The case of an Air Force sergeant accused of having unprotected sex without disclosing his HIV-positive status "points out that people have forgotten about this disease," she said.
Sweet, an internal medicine practitioner and professor at the University of Kansas School of Medicine-Wichita, has a large patient base of people who are infected with HIV or have AIDS.
An estimated 1.1 million people in the United States are HIV-positive and about 250,000 of them don't know they are infected, she said.
"They're not going to be able to say to you, 'Hey, let's use a condom because I could give you something.' It's back to the day of buyer beware."
Sweet said it's easy for a physician to offer an HIV test along with any other age- or risk-appropriate screening tests. An HIV test used to require a signed consent form, similar to the ones used for surgery, but no longer does.
If a patient declines the offer to be tested, that can be noted in his or her file.

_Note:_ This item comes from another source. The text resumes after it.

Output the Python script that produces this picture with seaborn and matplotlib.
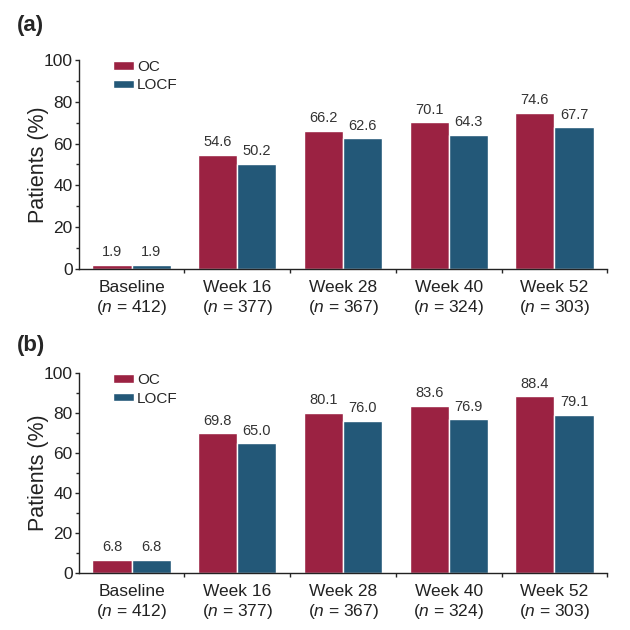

But if a patient sees two or three doctors and never gets the offer for a test, then turns out to be infected, "It's just like a failed diagnosis for cancer, and you've got a lawsuit there," she said.
"It's really about the fact that this disease carries so much stigma and always has," she said.
Her practice normally gets about 100 to 110 new patients a year. "We're going to beat that record this year."
Early detection and treatment work, she said, and someone diagnosed at age 20 can expect to live to about 70 "if they take care of themselves and do things right."
Sandra Springer, HIV and AIDS director for the Kansas Department of Health and Environment, said people who are high risk for HIV and other STDs should get tested every three to six months.
Because people are living with HIV and AIDS and not seeing the devastating effects that were common early in the disease, "there are a fair amount of folks that have kind of a prevention burnout. It's not as on the forefront of people's minds as it was."
But knowing your status and being treated is important to the health of a community, Springer said, because "if someone is in care, they are less likely to transmit the disease to their partner because of their decreased viral load. It's still possible but not as likely if on treatment."
In addition, after people find out they're infected, "they do tend to change behavior," Sweet said. Medications can lower the presence of the virus to an undetectable level in the blood, at which point "they're much less likely to infect anyone," Sweet said.